The generally held conception among the people of Bangladesh is that anything “foreign” is better. Recently, they rather go and struggle to survive in a richer country than struggle in their land. The underdeveloped countries have found themselves woefully short of technical and professional personnel in key administrative and research positions. Today, as never before, there is a “common market” for brain power that transcends national boundaries. The improved transportation and communication available have facilitated the increased rate of brain drain that drags Bangladesh backward.

The youths, who are supposed to bring sustainable development for Bangladesh using their creative skills and technical and technological know-how, are leaving the country. They all want to live abroad, where life is much safer. The cream of our students is migrating to overseas institutions of higher education— some through scholarships, others by self-finance; very few of them ever return. If this trend of brain drain continues, Bangladesh will surely face major challenges in the initial decades of this century.

Measures to be taken

As for Bangladeshi workers, money matters to them. Here, excessive candidates struggle against a few posts. Overpopulation in the country, according to recent surveys, has been said to force approximately 2.5 million job-seeking Bangladeshis to remain unemployed every year. If we get a job by chance, it is highly unlikely that the pay level is going to keep our content because most of us have to support our families. In such a stage, brain-drain is obvious which is not our expectation at all. It is a formidable characteristic of brain drain that the more underdeveloped a country is economical, the more it loses due to brain drain while only the developed countries profit from the entire process. Individual potential and talent play important roles in helping a country develop. However, it is essential to formulate policies to compensate poor countries and encourage highly-educated immigrants or students to return to their respective homelands. In Bangladesh, the most badly affected sector due to brain drain is the health care system, so various measures should be taken to try and minimize the migration of health workers to rich countries.

The young generation, the future of the nation, is expected to play imperative roles in the sustainable development of Bangladesh. We are certain that brain drain poses a real threat to our nation, but not completely certain as to who is to blame and what can be done to combat it. However, it needs no mentioning that the government and large organizations need to chalk out plans taking all recommendations suggested by the think-tanks, into account to mitigate the crisis of brain-drain.


For the balance of power and the staggering development of the world, it is very important to stop the phenomena of brain drain.

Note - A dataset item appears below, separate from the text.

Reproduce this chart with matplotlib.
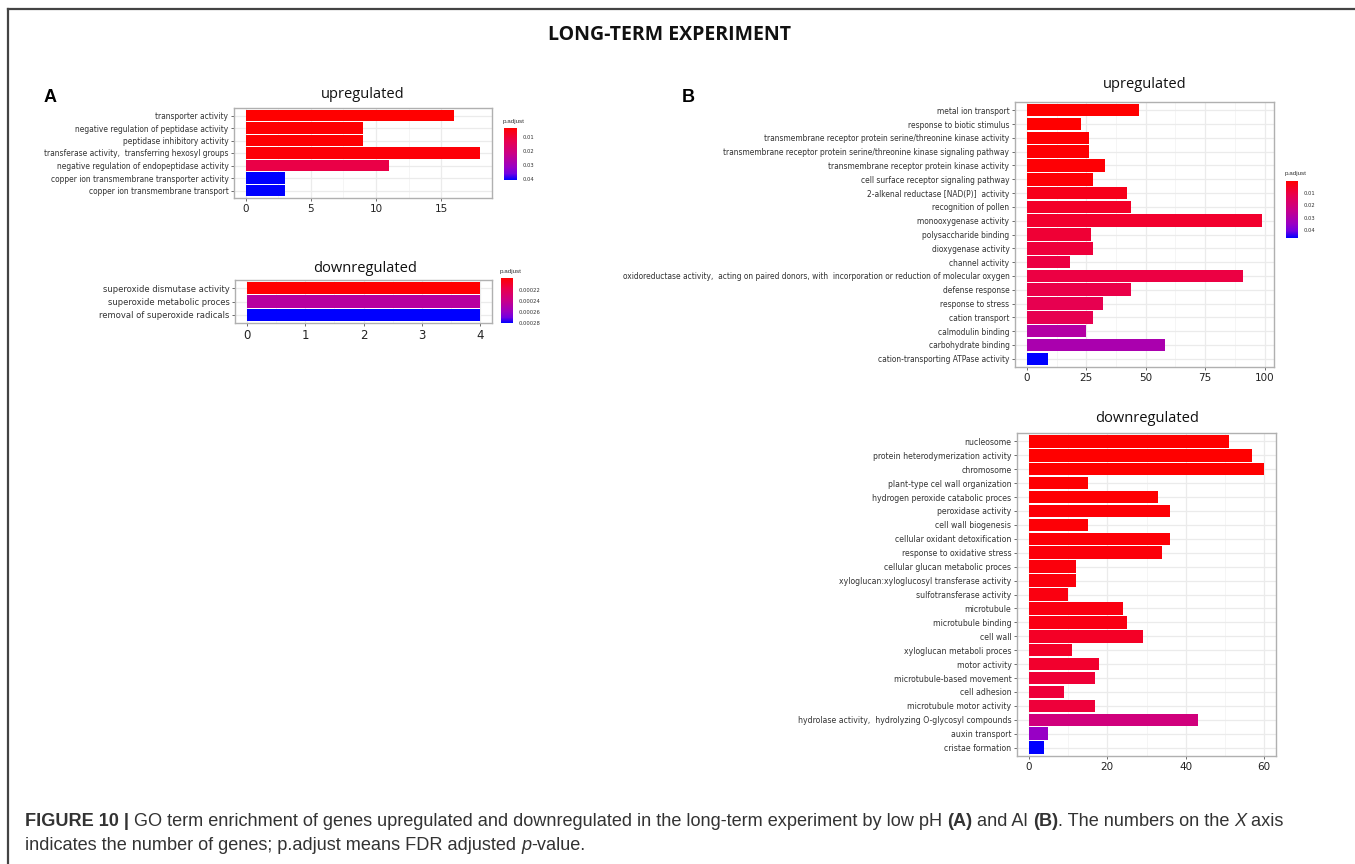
"""GO term enrichment bar charts, long-term experiment (low pH / Al)."""

import matplotlib

matplotlib.use("Agg")
import matplotlib.pyplot as plt
import numpy as np
from matplotlib.cm import ScalarMappable
from matplotlib.colors import LinearSegmentedColormap, Normalize
from matplotlib.lines import Line2D

# ---- data -----------------------------------------------------------------
a_up_terms = [
    "transporter activity",
    "negative regulation of peptidase activity",
    "peptidase inhibitory activity",
    "transferase activity,  transferring hexosyl groups",
    "negative regulation of endopeptidase activity",
    "copper ion transmembrane transporter activity",
    "copper ion transmembrane transport",
]
a_up_counts = [16, 9, 9, 18, 11, 3, 3]
a_up_padj = [0.0036, 0.0040, 0.0040, 0.0045, 0.012, 0.0407, 0.0407]

a_down_terms = [
    "superoxide dismutase activity",
    "superoxide metabolic proces",
    "removal of superoxide radicals",
]
a_down_counts = [4, 4, 4]
a_down_padj = [0.000198, 0.000247, 0.00028]

b_up_terms = [
    "metal ion transport",
    "response to biotic stimulus",
    "transmembrane receptor protein serine/threonine kinase activity",
    "transmembrane receptor protein serine/threonine kinase signaling pathway",
    "transmembrane receptor protein kinase activity",
    "cell surface receptor signaling pathway",
    "2-alkenal reductase [NAD(P)]  activity",
    "recognition of pollen",
    "monooxygenase activity",
    "polysaccharide binding",
    "dioxygenase activity",
    "channel activity",
    "oxidoreductase activity,  acting on paired donors, with  incorporation or reduction of molecular oxygen",
    "defense response",
    "response to stress",
    "cation transport",
    "calmodulin binding",
    "carbohydrate binding",
    "cation-transporting ATPase activity",
]
b_up_counts = [47, 23, 26, 26, 33, 28, 42, 44, 99, 27, 28, 18, 91, 44, 32, 28, 25, 58, 9]
b_up_padj = [0.0001, 0.0002, 0.0005, 0.0005, 0.001, 0.001, 0.004, 0.006, 0.007,
             0.008, 0.009, 0.010, 0.010, 0.011, 0.012, 0.012, 0.029, 0.031, 0.0467]

b_down_terms = [
    "nucleosome",
    "protein heterodymerization activity",
    "chromosome",
    "plant-type cel wall organization",
    "hydrogen peroxide catabolic proces",
    "peroxidase activity",
    "cell wall biogenesis",
    "cellular oxidant detoxification",
    "response to oxidative stress",
    "cellular glucan metabolic proces",
    "xyloglucan:xyloglucosyl transferase activity",
    "sulfotransferase activity",
    "microtubule",
    "microtubule binding",
    "cell wall",
    "xyloglucan metaboli proces",
    "motor activity",
    "microtubule-based movement",
    "cell adhesion",
    "microtubule motor activity",
    "hydrolase activity,  hydrolyzing O-glycosyl compounds",
    "auxin transport",
    "cristae formation",
]
b_down_counts = [51, 57, 60, 15, 33, 36, 15, 36, 34, 12, 12, 10, 24, 25, 29, 11, 18, 17, 9, 17, 43, 5, 4]
b_down_padj = [0.0010, 0.0010, 0.0010, 0.0015, 0.0015, 0.0020, 0.0020, 0.0020, 0.0025,
               0.0030, 0.0030, 0.0035, 0.0035, 0.0040, 0.0070, 0.0075, 0.0080, 0.0095,
               0.0100, 0.0100, 0.0230, 0.0380, 0.0500]

# ---- style ----------------------------------------------------------------
W, H = 1355, 864
LABEL_FONT = "DejaVu Sans"
TITLE_FONT = "Open Sans"

# red -> blue gradient interpolated in Lab space (like ggplot)
cmap = LinearSegmentedColormap.from_list(
    "padj", [(0, "#FF0000"), (0.25, "#E8004F"), (0.5, "#C90088"),
             (0.75, "#9A00C3"), (0.875, "#7300E1"), (1, "#0000FF")])

fig = plt.figure(figsize=(W / 100, H / 100), dpi=100)
renderer = fig.canvas.get_renderer()


def box(l, t, r, b):
    return [l / W, 1 - b / H, (r - l) / W, (b - t) / H]


def ftext(x, y, s, **kw):
    return fig.text(x / W, 1 - y / H, s, **kw)


def bar_panel(rect, terms, counts, padj, xlim, xticks, title, title_xy,
              label_width, tick_fs):
    ax = fig.add_axes(box(*rect))
    n = len(terms)
    y = np.arange(n)
    norm = Normalize(min(padj), max(padj))
    ax.barh(y, counts, height=0.9, color=cmap(norm(np.array(padj))), zorder=2)
    ax.set_ylim(n - 0.4, -0.6)
    ax.set_xlim(*xlim)
    ax.set_yticks(y, terms, family=LABEL_FONT, fontstretch="condensed",
                  color="#333333", fontsize=7)
    ax.set_xticks(xticks, [str(v) for v in xticks], fontsize=tick_fs, color="#222222")
    ax.set_xticks([(a + b) / 2 for a, b in zip(xticks[:-1], xticks[1:])], minor=True)
    ax.grid(True, which="major", color="#EBEBEB", lw=0.9)
    ax.grid(True, which="minor", axis="x", color="#F4F4F4", lw=0.6)
    ax.set_axisbelow(True)
    for sp in ax.spines.values():
        sp.set_color("#B0B0B0")
        sp.set_linewidth(1.0)
    ax.tick_params(which="major", length=2.5, width=0.6, color="#555555", pad=1.5)
    ax.tick_params(which="minor", length=0)
    # fit label size to the measured label column width
    widest = max(t.get_window_extent(renderer).width for t in ax.get_yticklabels())
    fs = 7 * label_width / widest
    for t in ax.get_yticklabels():
        t.set_fontsize(fs)
    ftext(*title_xy, title, ha="center", va="center", fontsize=10.5,
          family=TITLE_FONT, color="#111111")
    return ax


def pbar(rect, padj, ticks, labels, label_xy):
    cax = fig.add_axes(box(*rect))
    sm = ScalarMappable(norm=Normalize(min(padj), max(padj)), cmap=cmap)
    cb = fig.colorbar(sm, cax=cax)
    cb.outline.set_visible(False)
    cb.set_ticks(ticks, labels=labels)
    cax.invert_yaxis()
    cax.tick_params(length=2, width=0.5, color="white", labelsize=3.8,
                    labelcolor="#333333", pad=2)
    ftext(*label_xy, "p.adjust", ha="left", va="center", fontsize=4.5,
          family="Liberation Sans", color="#333333")


# ---- panels -----------------------------------------------------------------
bar_panel((234, 108, 492, 198), a_up_terms, a_up_counts, a_up_padj,
          (-0.9, 18.9), [0, 5, 10, 15], "upregulated", (363, 95), 185, 7.5)
pbar((504, 128, 517, 180), a_up_padj, [0.01, 0.02, 0.03, 0.04],
     ["0.01", "0.02", "0.03", "0.04"], (503, 122))

bar_panel((235, 280, 492, 323), a_down_terms, a_down_counts, a_down_padj,
          (-0.2, 4.2), [0, 1, 2, 3, 4], "downregulated", (365, 268), 130, 8.5)
pbar((501, 278, 513, 323), a_down_padj, [0.00022, 0.00024, 0.00026, 0.00028],
     ["0.00022", "0.00024", "0.00026", "0.00028"], (500, 272))

bar_panel((1015, 102, 1274, 367), b_up_terms, b_up_counts, b_up_padj,
          (-4.95, 103.95), [0, 25, 50, 75, 100], "upregulated", (1145, 85), 392, 7.5)
pbar((1286, 181, 1298, 238), b_up_padj, [0.01, 0.02, 0.03, 0.04],
     ["0.01", "0.02", "0.03", "0.04"], (1285, 174))

bar_panel((1017, 433, 1276, 756), b_down_terms, b_down_counts, b_down_padj,
          (-3, 63), [0, 20, 40, 60], "downregulated", (1147, 419), 213, 7.5)

# ---- figure decorations --------------------------------------------------------
ftext(670, 35, "LONG-TERM EXPERIMENT", ha="center", va="center", fontsize=14,
      fontweight="bold", family=TITLE_FONT, color="#111111")
ftext(50, 98, "A", ha="center", va="center", fontsize=13, fontweight="bold",
      family="Liberation Sans")
ftext(688, 98, "B", ha="center", va="center", fontsize=13, fontweight="bold",
      family="Liberation Sans")

fig.add_artist(Line2D([8 / W, 8 / W], [0, 1 - 9 / H], transform=fig.transFigure,
                      color="#444444", lw=1.6))
fig.add_artist(Line2D([8 / W, 1], [1 - 9 / H, 1 - 9 / H], transform=fig.transFigure,
                      color="#444444", lw=1.6))

line1 = [("FIGURE 10 |", "bold", "normal"),
         (" GO term enrichment of genes upregulated and downregulated in the long-term "
          "experiment by low pH ", "normal", "normal"),
         ("(A)", "bold", "normal"), (" and Al ", "normal", "normal"),
         ("(B)", "bold", "normal"), (". The numbers on the ", "normal", "normal"),
         ("X", "normal", "italic"), (" axis", "normal", "normal")]
line2 = [("indicates the number of genes; p.adjust means FDR adjusted ", "normal", "normal"),
         ("p", "normal", "italic"), ("-value.", "normal", "normal")]


def caption_line(pieces, x0, y, fs):
    x = x0
    for s, weight, style in pieces:
        t = ftext(x, y, s, ha="left", va="center", fontsize=fs, fontweight=weight,
                  fontstyle=style, family="Liberation Sans", color="#333333")
        x += t.get_window_extent(renderer).width
    return x - x0


# size the caption so the first line spans the measured width
probe = fig.text(0, 0, "".join(p[0] for p in line1), fontsize=12, family="Liberation Sans")
cap_fs = 12 * 1263 / probe.get_window_extent(renderer).width
probe.remove()
caption_line(line1, 25, 821, cap_fs)
caption_line(line2, 25, 846, cap_fs)

fig.savefig("out.png", dpi=100, facecolor="white")
plt.close(fig)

This will help a particular country to use all local skilled citizens for development and proliferation. But to hold these skilled workers at their native places, it is also important to provide them with work opportunities and living facilities. For this purpose, developed nations should help developing ones with the necessary money and resources. So that every human on this planet can ha ave good standard of living and can introduce itself as a developed nation.